Achieving Durable Peace in Afghanistan
The July deadline for the beginning of a drawdown of American troops from Afghanistan is looming, and the debate in Washington is increasingly focused now on how reconciliation and reintegration efforts will affect the long-term peace process. Experts from Capitol Hill, Kabul and Washington think tanks gathered at USIP on June 13 to discuss how to build a “durable peace” in Afghanistan.
June 14, 2011
RECONCILIATION IN AFGHANISTAN – The July deadline for the beginning of a drawdown of American troops from Afghanistan is looming, and the debate in Washington is increasingly focused now on how reconciliation and reintegration efforts will affect the long-term peace process. The U.S. has long maintained that a peace plan must be the result of an Afghan-led effort. But a new report co-sponsored by the United States Institute of Peace and the Peace Research Institute Oslo says Afghans want the U.S. to play a major role because of its control over the bulk of forces operating there.
“The Taliban demand for full withdrawal prior to talks appears to be an opening position,” concluded report author Hamish Nixon. “A challenge will be linking a structure for drawdown to necessary steps by insurgents to allow a cessation of violence and prevent Afghanistan’s use for terrorism.” Transition, said Vikram Singh, the State Department’s deputy special representative for Afghanistan and Pakistan, “is not going to be a transition to an exit…it won’t work if the U.S. and the international community don’t stay committed.”
EXPERTS TALK HOW – Singh and a dozen other experts from Capitol Hill, Kabul and Washington think tanks gathered at USIP on June 13 to discuss how to build a “durable peace” in Afghanistan. And there is broad recognition that any peace plan will have to accommodate the regional powers – India and Pakistan – as well as the international ones.
Ali Jalali, a former Minister of Interior of Afghanistan, said peace can be achieved if Afghans are truly confident that their country won’t soon disintegrate into “a chaotic society.” Regional powers, he said, must also understand that the international community will remain there: “It depends on what the partnership is going to be,” he said.
INDIA: CHANGE THE STRATEGIC CALCULUS? – Ashley Tellis from the Carnegie Endowment for International Peace said India’s objective remains the same: “To make sure Afghanistan never returns to the old ways, and two, that whatever happens, Kabul retains its independence.” India, which has provided aid to Afghanistan, continues to make Pakistan nervous, and India has yet to see Pakistan make the “strategic shift” away from eastern border worries on the Indian-Pakistan border. So for now, one should assume that the India-Pakistan relationship will not change substantively, he said. “India and Pakistani relations are likely to continue to be antagonistic,” he said.

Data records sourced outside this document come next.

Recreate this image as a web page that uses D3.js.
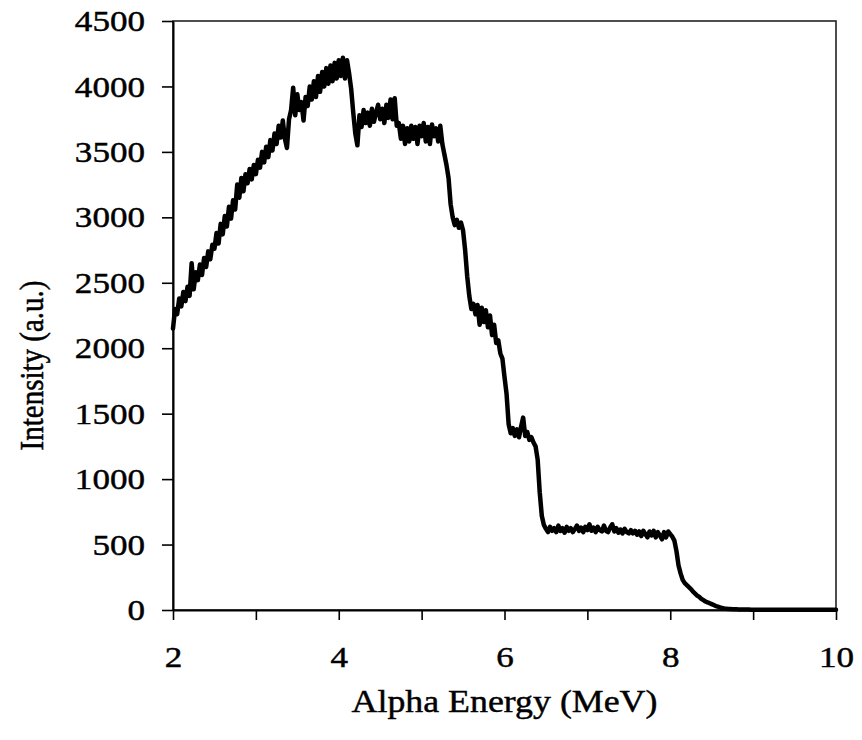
<!DOCTYPE html>
<html>
<head>
<meta charset="utf-8">
<script src="https://cdn.jsdelivr.net/npm/d3@7"></script>
<style>
  html, body { margin: 0; padding: 0; background: #fff; }
  text { font-family: "Liberation Serif", "Times New Roman", serif; fill: #000; stroke: #000; stroke-width: 0.45px; }
</style>
</head>
<body>
<div id="chart"></div>
<script>
// alpha spectrum, one value per 0.025 MeV channel starting at 2.0 MeV
const energyStart = 2.0;
const energyStep = 0.025;
const intensity = [
  // 2.0 - 2.475
  2150, 2300, 2260, 2380, 2320, 2430, 2360, 2470, 2400, 2650, 2450, 2580, 2520, 2640, 2560, 2690, 2620, 2740, 2680, 2790,
  // 2.5 - 2.975
  2760, 2880, 2800, 2950, 2870, 3010, 2930, 3080, 2990, 3130, 3060, 3250, 3150, 3300, 3200, 3330, 3260, 3370, 3290, 3400,
  // 3.0 - 3.475
  3330, 3440, 3380, 3500, 3420, 3540, 3460, 3590, 3510, 3640, 3560, 3700, 3610, 3740, 3600, 3530, 3750, 3820, 3990, 3780,
  // 3.5 - 3.975
  3940, 3820, 3880, 3740, 3920, 3850, 4000, 3900, 4040, 3920, 4080, 3960, 4110, 4000, 4140, 4020, 4160, 4040, 4180, 4060,
  // 4.0 - 4.475
  4200, 4080, 4220, 4060, 4200, 4100, 3980, 3800, 3640, 3550, 3780, 3690, 3820, 3720, 3800, 3700, 3830, 3730, 3800, 3860,
  // 4.5 - 4.975
  3750, 3830, 3720, 3860, 3760, 3900, 3750, 3910, 3700, 3720, 3600, 3700, 3560, 3680, 3580, 3700, 3600, 3690, 3560, 3700,
  // 5.0 - 5.475
  3620, 3720, 3580, 3690, 3560, 3710, 3620, 3680, 3580, 3700, 3560, 3480, 3400, 3300, 3100, 3000, 2940, 2980, 2920, 2960,
  // 5.5 - 5.975
  2900, 2750, 2550, 2400, 2300, 2340, 2260, 2330, 2180, 2310, 2200, 2290, 2160, 2250, 2100, 2180, 2040, 2060, 1960, 1920,
  // 6.0 - 6.475
  1780, 1650, 1420, 1350, 1390, 1330, 1380, 1320, 1400, 1470, 1330, 1360, 1300, 1320, 1280, 1250, 1150, 900, 720, 650,
  // 6.5 - 6.975
  620, 595, 635, 605, 625, 595, 645, 605, 625, 590, 635, 605, 625, 595, 620, 645, 605, 630, 595, 635,
  // 7.0 - 7.475
  610, 655, 605, 630, 595, 635, 610, 600, 645, 605, 595, 630, 655, 600, 625, 590, 615, 585, 620, 595,
  // 7.5 - 7.975
  585, 610, 585, 605, 575, 600, 565, 605, 580, 555, 600, 570, 605, 555, 595, 570, 540, 595, 555, 600,
  // 8.0 - 8.475
  580, 560, 530, 450, 340, 280, 230, 205, 190, 175, 160, 140, 125, 110, 100, 85, 75, 65, 58, 52,
  // 8.5 - 8.975
  45, 38, 30, 25, 20, 15, 12, 10, 8, 7, 6, 5, 5, 4, 4, 3, 3, 3, 3, 2,
  // 9.0 - 9.475
  2, 2, 2, 2, 2, 2, 2, 2, 2, 2, 2, 2, 2, 2, 2, 2, 2, 2, 2, 2,
  // 9.5 - 10.0
  2, 2, 2, 2, 2, 2, 2, 2, 2, 2, 2, 2, 2, 2, 2, 2, 2, 2, 2, 2, 2
];

const xTicks = [2, 3, 4, 5, 6, 7, 8, 9, 10];
const xTickLabels = [2, 4, 6, 8, 10];
const yTicks = [0, 500, 1000, 1500, 2000, 2500, 3000, 3500, 4000, 4500];

const width = 862, height = 740;
const margin = {top: 21, right: 26, bottom: 130, left: 173};
const plotW = width - margin.left - margin.right;
const plotH = height - margin.top - margin.bottom;
const stretch = 1.17;   // labels are set a bit wide

const points = intensity.map((v, i) => ({e: energyStart + i * energyStep, v: v}));

const svg = d3.select("#chart").append("svg")
    .attr("width", width)
    .attr("height", height);

const g = svg.append("g")
    .attr("transform", `translate(${margin.left}, ${margin.top})`);

const x = d3.scaleLinear().domain([2, 10]).range([0, plotW]);
const y = d3.scaleLinear().domain([0, 4500]).range([plotH, 0]);

// frame
g.append("rect")
    .attr("x", 0).attr("y", 0)
    .attr("width", plotW).attr("height", plotH)
    .attr("fill", "none")
    .attr("stroke", "#222")
    .attr("stroke-width", 1.6);

const xAxis = d3.axisBottom(x)
    .tickValues(xTicks)
    .tickSize(10)
    .tickSizeOuter(0)
    .tickPadding(26)
    .tickFormat(d => xTickLabels.includes(d) ? d : "");

const xg = g.append("g")
    .attr("transform", `translate(0, ${plotH})`)
    .call(xAxis);
xg.select(".domain").attr("stroke", "#000").attr("stroke-width", 2);
xg.selectAll(".tick line").attr("stroke", "#000").attr("stroke-width", 1.6);
xg.selectAll(".tick text")
    .attr("font-size", "30px")
    .attr("transform", `scale(${stretch}, 1)`);

const yAxis = d3.axisLeft(y)
    .tickValues(yTicks)
    .tickSize(11)
    .tickSizeOuter(0)
    .tickPadding(0)
    .tickFormat(d3.format("d"));

const yg = g.append("g").call(yAxis);
yg.select(".domain").attr("stroke", "#000").attr("stroke-width", 2);
yg.selectAll(".tick line").attr("stroke", "#000").attr("stroke-width", 1.6);
yg.selectAll(".tick text")
    .attr("font-size", "30px")
    .attr("x", 0)
    .attr("transform", `translate(-28, 0) scale(${stretch}, 1)`);

// spectrum trace
const line = d3.line()
    .x(d => x(d.e))
    .y(d => y(d.v));

g.append("path")
    .datum(points)
    .attr("d", line)
    .attr("fill", "none")
    .attr("stroke", "#000")
    .attr("stroke-width", 4.5)
    .attr("stroke-linejoin", "round")
    .attr("stroke-linecap", "round");

// axis titles
svg.append("text")
    .attr("transform", `translate(${margin.left + plotW / 2}, 712) scale(1.12, 1)`)
    .attr("text-anchor", "middle")
    .attr("font-size", "32px")
    .text("Alpha Energy (MeV)");

svg.append("text")
    .attr("transform", `translate(43, ${margin.top + plotH / 2 + 50}) rotate(-90) scale(1, ${stretch})`)
    .attr("text-anchor", "middle")
    .attr("font-size", "29px")
    .text("Intensity (a.u.)");
</script>
</body>
</html>
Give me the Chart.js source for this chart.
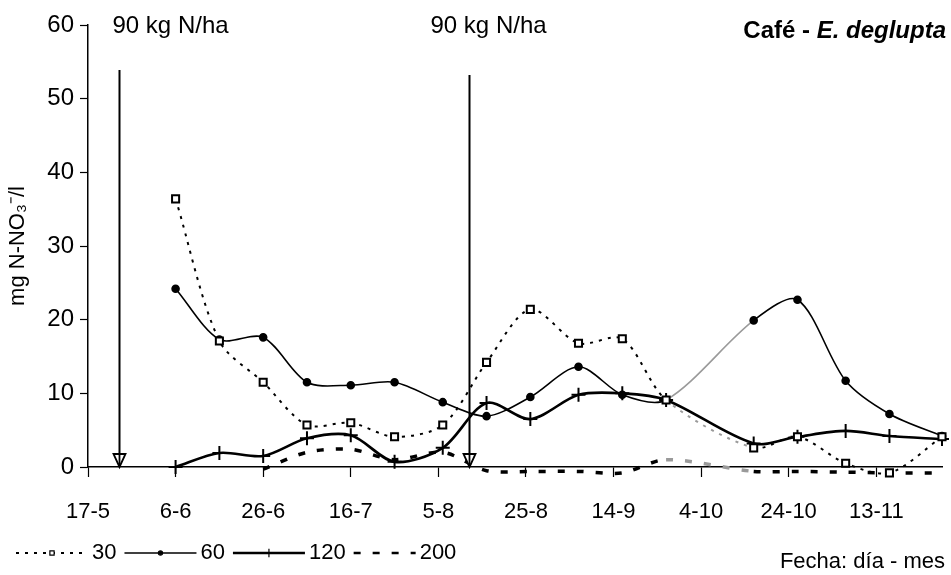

PAKISTAN’S DEMANDS – USIP’s Moeed Yusuf said Pakistan remains concerned about an “overly hostile” government in Kabul. “There are a lot of concerns that Pakistan has that have to be addressed, from Pakistan’s objective,” Yusuf said. But the U.S. presence in Afghanistan is a positive thing, he noted. “Pakistan recognizes that the U.S. in Afghanistan is a good thing for them.”
IS THE RECONCILIATION STRATEGY ON TRACK? – Panelists generally agreed that the two processes, reconciliation with insurgent leaders, and the reintegration of low-level insurgents, can and must occur at the same time. But a primary topic of concern is whether the timing of the withdrawal of American forces – whatever the number is – should be coordinated with those very reconciliation and reintegration efforts. “Reintegration is moving slowly,” said Nixon. “It doesn’t address the U.S. control over the pace or timing or withdrawal of forces, and it doesn’t address at the national or local level the governance piece.”
The Center for New American Security’s Andrew Exum said he worries about the “lack of strategic guidance on the ground” in Afghanistan. The military being the military, it will go forward as best as it can despite that lack of strategic guidance – but that means that the military operations drive the strategy rather than the other way around. Others wonder if the military is taking reconciliation seriously in the first place. And reconciliation, said Fatema Sumar, professional staff member on the U.S. Senate Foreign Relations Committee, has to be tied to a military strategy. “I think it’s increasingly clear that reconciliation is not going to be a silver bullet – it will be messy, it will be complicated, and it is increasingly clear it has to be linked to a military strategy on the ground.”
WHAT’S ‘PLAN B’? – Some experts fear that there are few alternatives if the peace process fails, and it will be too late to switch course. “If the reconciliation process that we hope for were to fail, that process would become clear long after the U.S. has pulled out the bulk of its forces,” said Tellis.